## Dataset excerpt
————————

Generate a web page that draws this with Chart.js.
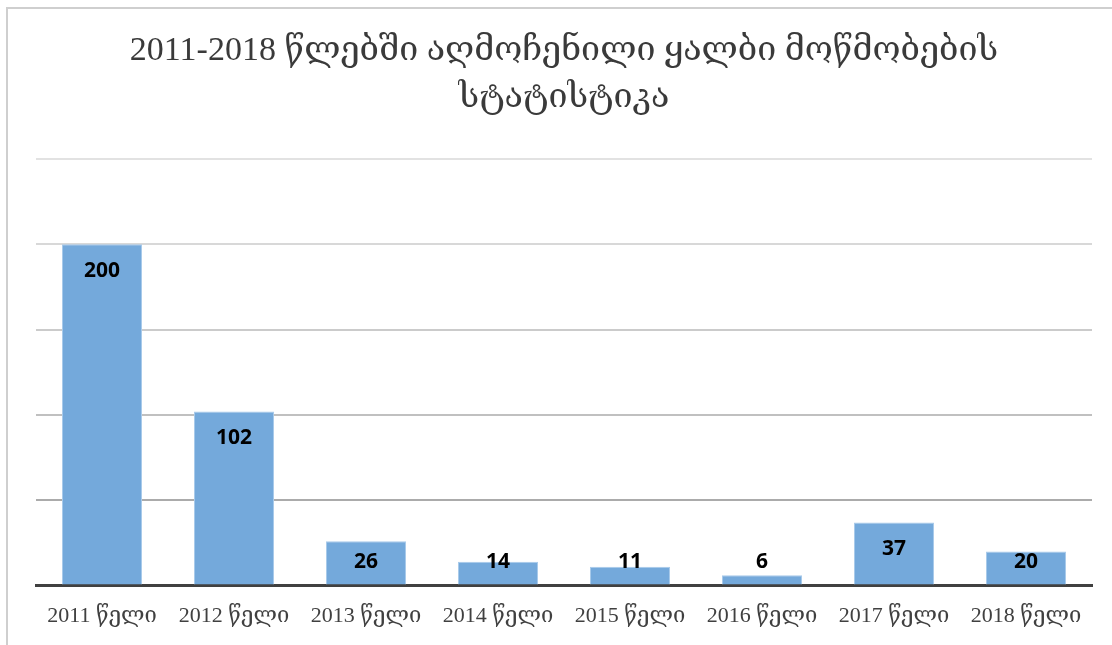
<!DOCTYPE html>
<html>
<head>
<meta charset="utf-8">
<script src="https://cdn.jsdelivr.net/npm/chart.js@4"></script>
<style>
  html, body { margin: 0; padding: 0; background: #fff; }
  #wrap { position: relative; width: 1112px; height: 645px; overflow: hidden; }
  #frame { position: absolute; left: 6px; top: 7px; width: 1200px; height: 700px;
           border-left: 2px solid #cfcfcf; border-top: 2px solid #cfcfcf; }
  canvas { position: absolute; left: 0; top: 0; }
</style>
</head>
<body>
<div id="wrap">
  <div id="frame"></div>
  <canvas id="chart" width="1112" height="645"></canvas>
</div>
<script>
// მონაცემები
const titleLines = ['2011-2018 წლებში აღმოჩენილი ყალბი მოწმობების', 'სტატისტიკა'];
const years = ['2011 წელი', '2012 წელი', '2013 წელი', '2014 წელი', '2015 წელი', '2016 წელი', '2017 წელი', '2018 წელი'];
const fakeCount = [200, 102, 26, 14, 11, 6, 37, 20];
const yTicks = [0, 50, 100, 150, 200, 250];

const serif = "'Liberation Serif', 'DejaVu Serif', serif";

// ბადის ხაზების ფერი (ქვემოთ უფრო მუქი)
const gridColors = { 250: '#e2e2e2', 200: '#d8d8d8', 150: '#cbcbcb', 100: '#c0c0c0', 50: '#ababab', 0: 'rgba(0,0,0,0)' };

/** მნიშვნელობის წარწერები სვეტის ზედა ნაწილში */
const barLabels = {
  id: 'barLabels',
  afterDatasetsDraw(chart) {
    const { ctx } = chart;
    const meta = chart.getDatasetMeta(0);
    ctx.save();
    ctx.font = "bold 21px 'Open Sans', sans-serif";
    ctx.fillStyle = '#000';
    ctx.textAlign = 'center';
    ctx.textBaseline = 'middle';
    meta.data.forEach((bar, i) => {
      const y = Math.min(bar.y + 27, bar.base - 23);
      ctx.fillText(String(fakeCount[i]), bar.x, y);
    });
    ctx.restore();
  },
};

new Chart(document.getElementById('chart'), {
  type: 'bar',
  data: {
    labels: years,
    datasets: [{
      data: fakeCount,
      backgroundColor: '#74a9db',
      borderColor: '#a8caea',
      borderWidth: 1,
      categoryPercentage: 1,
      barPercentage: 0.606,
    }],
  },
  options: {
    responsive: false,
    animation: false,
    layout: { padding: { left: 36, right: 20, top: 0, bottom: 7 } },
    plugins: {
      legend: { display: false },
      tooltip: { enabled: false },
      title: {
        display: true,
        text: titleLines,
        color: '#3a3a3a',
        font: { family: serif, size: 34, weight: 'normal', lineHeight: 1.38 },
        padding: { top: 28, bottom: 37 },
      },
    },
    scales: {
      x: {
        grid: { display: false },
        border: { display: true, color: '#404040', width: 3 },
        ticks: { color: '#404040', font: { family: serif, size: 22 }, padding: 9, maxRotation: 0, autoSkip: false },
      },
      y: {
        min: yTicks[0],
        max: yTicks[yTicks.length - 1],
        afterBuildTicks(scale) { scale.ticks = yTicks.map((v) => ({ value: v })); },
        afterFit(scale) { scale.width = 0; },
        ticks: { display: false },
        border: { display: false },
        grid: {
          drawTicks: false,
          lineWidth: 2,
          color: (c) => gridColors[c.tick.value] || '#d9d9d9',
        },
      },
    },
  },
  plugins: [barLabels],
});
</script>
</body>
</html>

————————

Write out each line of the data exactly; the images should be left out.

## Response to the exercise
Generate a web page that draws this with Chart.js.
<!DOCTYPE html>
<html>
<head>
<meta charset="utf-8">
<script src="https://cdn.jsdelivr.net/npm/chart.js@4"></script>
<style>
  html, body { margin: 0; padding: 0; background: #fff; }
  #wrap { position: relative; width: 1112px; height: 645px; overflow: hidden; }
  #frame { position: absolute; left: 6px; top: 7px; width: 1200px; height: 700px;
           border-left: 2px solid #cfcfcf; border-top: 2px solid #cfcfcf; }
  canvas { position: absolute; left: 0; top: 0; }
</style>
</head>
<body>
<div id="wrap">
  <div id="frame"></div>
  <canvas id="chart" width="1112" height="645"></canvas>
</div>
<script>
// მონაცემები
const titleLines = ['2011-2018 წლებში აღმოჩენილი ყალბი მოწმობების', 'სტატისტიკა'];
const years = ['2011 წელი', '2012 წელი', '2013 წელი', '2014 წელი', '2015 წელი', '2016 წელი', '2017 წელი', '2018 წელი'];
const fakeCount = [200, 102, 26, 14, 11, 6, 37, 20];
const yTicks = [0, 50, 100, 150, 200, 250];

const serif = "'Liberation Serif', 'DejaVu Serif', serif";

// ბადის ხაზების ფერი (ქვემოთ უფრო მუქი)
const gridColors = { 250: '#e2e2e2', 200: '#d8d8d8', 150: '#cbcbcb', 100: '#c0c0c0', 50: '#ababab', 0: 'rgba(0,0,0,0)' };

/** მნიშვნელობის წარწერები სვეტის ზედა ნაწილში */
const barLabels = {
  id: 'barLabels',
  afterDatasetsDraw(chart) {
    const { ctx } = chart;
    const meta = chart.getDatasetMeta(0);
    ctx.save();
    ctx.font = "bold 21px 'Open Sans', sans-serif";
    ctx.fillStyle = '#000';
    ctx.textAlign = 'center';
    ctx.textBaseline = 'middle';
    meta.data.forEach((bar, i) => {
      const y = Math.min(bar.y + 27, bar.base - 23);
      ctx.fillText(String(fakeCount[i]), bar.x, y);
    });
    ctx.restore();
  },
};

new Chart(document.getElementById('chart'), {
  type: 'bar',
  data: {
    labels: years,
    datasets: [{
      data: fakeCount,
      backgroundColor: '#74a9db',
      borderColor: '#a8caea',
      borderWidth: 1,
      categoryPercentage: 1,
      barPercentage: 0.606,
    }],
  },
  options: {
    responsive: false,
    animation: false,
    layout: { padding: { left: 36, right: 20, top: 0, bottom: 7 } },
    plugins: {
      legend: { display: false },
      tooltip: { enabled: false },
      title: {
        display: true,
        text: titleLines,
        color: '#3a3a3a',
        font: { family: serif, size: 34, weight: 'normal', lineHeight: 1.38 },
        padding: { top: 28, bottom: 37 },
      },
    },
    scales: {
      x: {
        grid: { display: false },
        border: { display: true, color: '#404040', width: 3 },
        ticks: { color: '#404040', font: { family: serif, size: 22 }, padding: 9, maxRotation: 0, autoSkip: false },
      },
      y: {
        min: yTicks[0],
        max: yTicks[yTicks.length - 1],
        afterBuildTicks(scale) { scale.ticks = yTicks.map((v) => ({ value: v })); },
        afterFit(scale) { scale.width = 0; },
        ticks: { display: false },
        border: { display: false },
        grid: {
          drawTicks: false,
          lineWidth: 2,
          color: (c) => gridColors[c.tick.value] || '#d9d9d9',
        },
      },
    },
  },
  plugins: [barLabels],
});
</script>
</body>
</html>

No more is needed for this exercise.